Everything in IT is metric. The same is true for all the sciences. Metric is superior to the Imperial System in every way.

Everything in IT is binary, you either understand that, or you don't :p
 
I don't want to be crass, so I'll just say that men who like the metric system tend to dislike vagina.
 
Yes, but not because the rest of the world uses it, but why the rest of the world uses it: Metric 4 US - Why Metric is the Better System

We should be using a 28-day month, 13-month calendar too; and October should be 8th month, not the 10th.

And get rid of daylight savings.

... That actually would be a nightmare for the economic sector.
 
Everything in IT is binary, you either understand that, or you don't :p

Everything is metric as well. Bytes - Kilobytes - Megabytes - Gigabytes - Terabytes (yes they are not exactly 1 then 10 then 100 (its multiples of 1024) but its always by 10).

*Not to be confused with Metrics in regards to Network Routes.
 
The rest of the world uses it. Medical professions use it. The sciences use it. NASA couldn't figure it out however and lost a Mars lander a decade ago though...

We lost one drone to technical error after several other rovers of ours have successfully landed and explored the surface of Mars. It's not because of the metric system, it was because **** happens.
 
Everything is metric as well.
As a Chem/Physics teacher, the most important feature by far of the SI/Metric is the base/derived unit concept.
With only seven base units, and mass as the only actual material object defined as a kilogram,
the other six base units can be reproduced anywhere in our Universe.
meter, second, mole, Kelvin, Ampere, candela--

Then all of the derived units, such as the Newton of force, are Algebraic combinations of the basic units.
A Newton being a kg[SUP].[/SUP]m/s[SUP]2[/SUP] from F = ma.

English units are simply not used for most undergrad majors,
there are too many units per quantity,
and no prefixes to make the base unit larger or smaller by a factor of ten.

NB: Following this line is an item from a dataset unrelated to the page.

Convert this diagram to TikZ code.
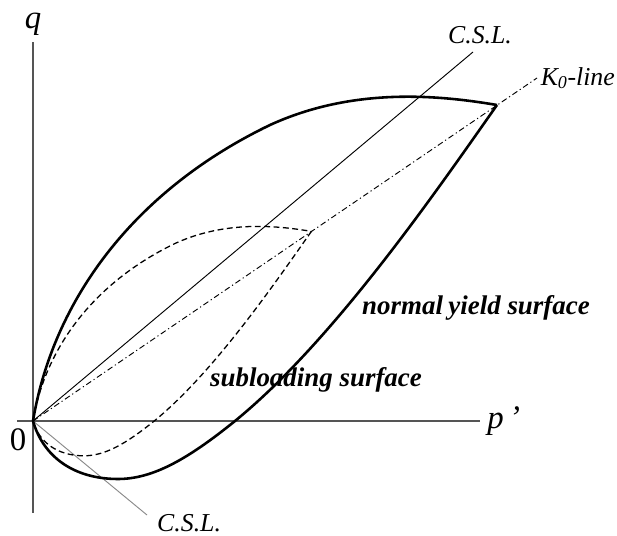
\documentclass[tikz,border=0pt]{standalone}
\usepackage{fontspec}
\setmainfont{Liberation Serif}
\usetikzlibrary{positioning}
\definecolor{axisgray}{HTML}{555555}
\definecolor{cslgray}{HTML}{8A8A8A}

\begin{document}
\begin{tikzpicture}[x=0.03cm, y=0.03cm,
  axis/.style={draw=axisgray, line width=1.1pt},
  csl/.style={line width=0.8pt},
  k0/.style={line width=0.8pt, dash pattern=on 5pt off 2.5pt on 1pt off 2.5pt},
  yieldsurf/.style={line width=2.2pt, line join=miter},
  subsurf/.style={line width=1.1pt, dash pattern=on 5pt off 3pt},
  lbl/.style={font=\fontsize{22}{24}\selectfont\itshape, inner sep=0pt},
  big/.style={font=\fontsize{28}{30}\selectfont\itshape, inner sep=0pt},
  surflbl/.style={font=\fontsize{23}{25}\selectfont\bfseries\itshape, inner sep=0pt}]
  \useasboundingbox (-33,-115) rectangle (584,421);
  \coordinate (O) at (0,0);
  \coordinate (qtop) at (0,379);
  \coordinate (qbot) at (0,-92);
  \coordinate (pleft) at (-16,0);
  \coordinate (pright) at (447,0);
  \coordinate (cslup) at (440,369);
  \coordinate (csldn) at (114,-94);
  \coordinate (k0end) at (504,343);

  \draw[axis] (qbot) -- (qtop);
  \draw[axis] (pleft) -- (pright);
  \node[big, above=5pt of qtop] (q) {q};
  \node[big, right=6pt of pright] (p) {p\,'};
  \node[big, font=\fontsize{28}{30}\selectfont\upshape] (zero) at (-15,-19) {0};

  \draw[csl] (O) -- (cslup);
  \draw[csl, draw=cslgray] (O) -- (csldn);
  \draw[k0] (O) -- (k0end);
  \node[lbl] (csltext) at (447,386) {C.S.L.};
  \node[lbl, anchor=west] (csldntext) at (124,-102) {C.S.L.};
  \node[lbl, right=3pt of k0end] (k0text) {K\textsubscript{0}-line};

  \foreach \s/\st in {1/yieldsurf, 0.6/subsurf} {
    \begin{scope}[scale=\s]
      \draw[\st] (0,0) .. controls (20,120) and (100,230) .. (237,296)
        .. controls (320,334) and (405,326) .. (464,316);
      \draw[\st] (464,316) .. controls (400,225) and (300,80) .. (202,0)
        .. controls (155,-38) and (120,-58) .. (85,-58)
        .. controls (40,-58) and (10,-35) .. (0,0);
    \end{scope}
  }

  \node[surflbl] (normal) at (443,113) {normal\hspace{0.2em}yield surface};
  \node[surflbl] (sub) at (283,41) {subloading surface};
\end{tikzpicture}
\end{document}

And yes there are BTUs along with their programmable calculators depending on their engineering.
My job was to make algebraic equations of the natural world come alive with the Metric System .
 
I'd suggest a walk through your local Home Depot or Lowes to get an idea of all that would have to be changed.

Nothing would have to be changed. Simply label the exact same item in meters instead of feet/inches. Instead of having a 2x4, you could have a 5x10 (cm). It wouldn't be entirely accurate, but then neither is 2x4.

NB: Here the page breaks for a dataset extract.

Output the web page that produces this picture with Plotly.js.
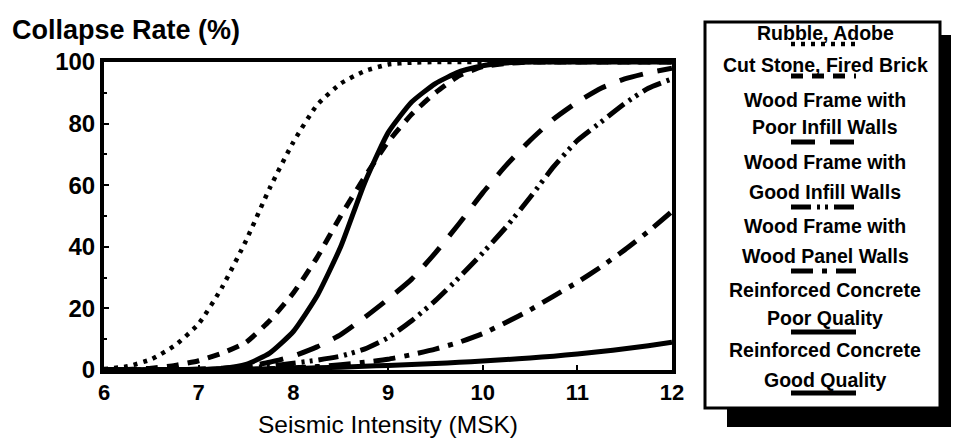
<!DOCTYPE html>
<html>
<head>
<meta charset="utf-8">
<script src="https://cdn.plot.ly/plotly-3.0.1.min.js"></script>
<style>html,body{margin:0;padding:0;background:#fff;}#chart{width:953px;height:447px;}</style>
</head>
<body>
<div id="chart"></div>
<script>
// ---- data ----
const intensity = [6, 6.25, 6.5, 6.75, 7, 7.25, 7.5, 7.75, 8, 8.25, 8.5, 8.75, 9, 9.25, 9.5, 9.75, 10, 10.25, 10.5, 10.75, 11, 11.25, 11.5, 11.75, 12];
const rubbleAdobe      = [0.3, 1.2, 3.5, 8, 15, 27, 42, 59, 74, 86, 93, 97, 99.2, 99.8, 100, 100, 100, 100, 100, 100, 100, 100, 100, 100, 100];
const cutStoneBrick    = [0, 0.2, 0.6, 1.5, 3, 5.5, 9, 16, 25, 36.5, 50, 62.5, 74, 83, 90, 95.5, 98.5, 99.5, 100, 100, 100, 100, 100, 100, 100];
const woodPoorInfill   = [0, 0, 0, 0.1, 0.3, 0.6, 1.2, 2.5, 4.5, 7.5, 11.5, 17, 23, 29.5, 38, 47.5, 57.5, 66.5, 74.5, 81.5, 87, 91.5, 94.5, 96.5, 98];
const woodGoodInfill   = [0, 0, 0, 0, 0.1, 0.3, 0.7, 1.3, 2.2, 3.2, 4.5, 6.8, 10.5, 16, 22.5, 30, 38, 46.5, 56, 66, 74.5, 80.5, 86.5, 91.5, 94.5];
const woodPanel        = [0, 0, 0, 0, 0, 0.1, 0.2, 0.4, 0.7, 1.1, 1.7, 2.5, 3.5, 5, 6.8, 9, 11.8, 15.5, 19.5, 24, 28.5, 33.5, 39, 45, 51.5];
const rcPoor           = [0, 0, 0, 0, 0.1, 0.5, 1.8, 5.5, 12.5, 24, 40, 60.5, 77, 87, 93, 96.8, 98.8, 99.7, 100, 100, 100, 100, 100, 100, 100];
const rcGood           = [0.1, 0.1, 0.1, 0.2, 0.2, 0.3, 0.3, 0.4, 0.5, 0.7, 0.9, 1.2, 1.5, 1.8, 2.1, 2.5, 2.9, 3.4, 3.9, 4.5, 5.2, 6, 6.9, 7.9, 9];
const seriesNames = ["Rubble, Adobe", "Cut Stone, Fired Brick", "Wood Frame with Poor Infill Walls", "Wood Frame with Good Infill Walls", "Wood Frame with Wood Panel Walls", "Reinforced Concrete Poor Quality", "Reinforced Concrete Good Quality"];
const legendLines = [["Rubble, Adobe"], ["Cut Stone, Fired Brick"], ["Wood Frame with", "Poor Infill Walls"], ["Wood Frame with", "Good Infill Walls"], ["Wood Frame with", "Wood Panel Walls"], ["Reinforced Concrete", "Poor Quality"], ["Reinforced Concrete", "Good Quality"]];
const xTicks = [6, 7, 8, 9, 10, 11, 12];
const yTicks = [0, 20, 40, 60, 80, 100];

// ---- styles / layout (pixel geometry) ----
const W = 953, H = 447;
const M = {l: 104, r: 281, t: 62, b: 77};
const PW = W - M.l - M.r, PH = H - M.t - M.b;
const px = x => (x - M.l) / PW;
const py = y => (H - M.b - y) / PH;
const dashes = ["4px,6px", "12px,9px", "24px,15px", "20px,6px,3px,5px,3px,6px", "22px,9px,5px,9px", "solid", "solid"];
const widths = [4.5, 5, 5, 5, 5, 5, 5];
const seriesY = [rubbleAdobe, cutStoneBrick, woodPoorInfill, woodGoodInfill, woodPanel, rcPoor, rcGood];
const legendTextY = [[33], [65], [100, 127], [162, 192], [226, 256], [290, 318], [350, 380]];
const legendSampleY = [44, 76, 142, 207, 271, 332, 393];
const FONT = "Liberation Sans, Arial, Helvetica, sans-serif";

const traces = seriesY.map((y, i) => ({
  x: intensity, y: y, type: "scatter", mode: "lines", name: seriesNames[i],
  line: {color: "#000", width: widths[i], dash: dashes[i], shape: "spline", smoothing: 0.5},
  showlegend: false, hoverinfo: "skip"
}));

const shapes = [
  {type: "rect", xref: "paper", yref: "paper", x0: px(727), x1: px(951), y0: py(427), y1: py(35), fillcolor: "#000", line: {width: 0}, layer: "above"},
  {type: "rect", xref: "paper", yref: "paper", x0: px(705), x1: px(940), y0: py(408), y1: py(22), fillcolor: "#fff", line: {color: "#000", width: 3}, layer: "above"}
];
const annotations = [];
legendLines.forEach((lines, i) => {
  lines.forEach((t, j) => {
    annotations.push({text: t, xref: "paper", yref: "paper", x: px(825), y: py(legendTextY[i][j]), xanchor: "center", yanchor: "middle", showarrow: false,
      font: {family: FONT, size: 19.5, weight: "bold", color: "#000"}});
  });
  shapes.push({type: "line", xref: "paper", yref: "paper", x0: px(791), x1: px(856), y0: py(legendSampleY[i]), y1: py(legendSampleY[i]),
    line: {color: "#000", width: widths[i], dash: dashes[i]}, layer: "above"});
});

const layout = {
  width: W, height: H, margin: M, paper_bgcolor: "#fff", plot_bgcolor: "#fff",
  showlegend: false,
  title: {text: "Collapse Rate (%)", x: 12 / W, xanchor: "left", xref: "container", y: 1 - 30 / H, yanchor: "middle", yref: "container",
    font: {family: FONT, size: 27, weight: "bold", color: "#000"}},
  xaxis: {range: [6, 12], tickvals: xTicks, ticktext: xTicks.map(String), showgrid: false, zeroline: false,
    showline: true, linecolor: "#000", linewidth: 4, mirror: true, ticks: "inside", ticklen: 5, tickwidth: 2, tickcolor: "#000",
    tickfont: {family: FONT, size: 22, weight: "bold", color: "#000"},
    title: {text: "Seismic Intensity (MSK)", standoff: 12, font: {family: FONT, size: 24.5, color: "#000"}}},
  yaxis: {range: [0, 100], tickvals: yTicks, ticktext: yTicks.map(String), showgrid: false, zeroline: false,
    showline: true, linecolor: "#000", linewidth: 4, mirror: true, ticks: "inside", ticklen: 5, tickwidth: 2, tickcolor: "#000",
    minor: {dtick: 10, ticks: "inside", ticklen: 3, tickwidth: 2, tickcolor: "#000"},
    tickfont: {family: FONT, size: 24, weight: "bold", color: "#000"}},
  shapes: shapes, annotations: annotations
};
Plotly.newPlot("chart", traces, layout, {displayModeBar: false, staticPlot: true});
</script>
</body>
</html>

Personally, I say yes, make the switch. The metric system is better in pretty much every way.
 
We lost one drone to technical error after several other rovers of ours have successfully landed and explored the surface of Mars. It's not because of the metric system, it was because **** happens.

Apart from the Mars Orbiter destruction, there have been any number of air crashes, and air emergencies, due to Americans not understanding metric units. The principle danger comes about by confusing pounds with kilograms, and by mistakes when converting fuel loads. Weight is a critical factor with aircraft, and this danger arises, not because **** happens, but because of ignorance and a lack of appropriate knowledge.
 
The rest of the world uses it. Medical professions use it. The sciences use it. NASA couldn't figure it out however and lost a Mars lander a decade ago though...

Learning to calculate stuff non-metrically is great practice for the brain.
 
Am I the only person that voted no but has a practical reason? It's really what I always thought the standard system was for.

10 can only be divided by 5 and 2. 12 can be divided by 2,3,4 and 6 without a decimal or faction. Being that I imagine land surveyors used these types of measurements long before anybody else out would have come in handy to Debbie divide in half, third, forfth and sixth.

Density measurements the same 16 ounces =a pound. Easy to divide by 2,4,8

But hey, practical usage for the every day person, I don't think it matters.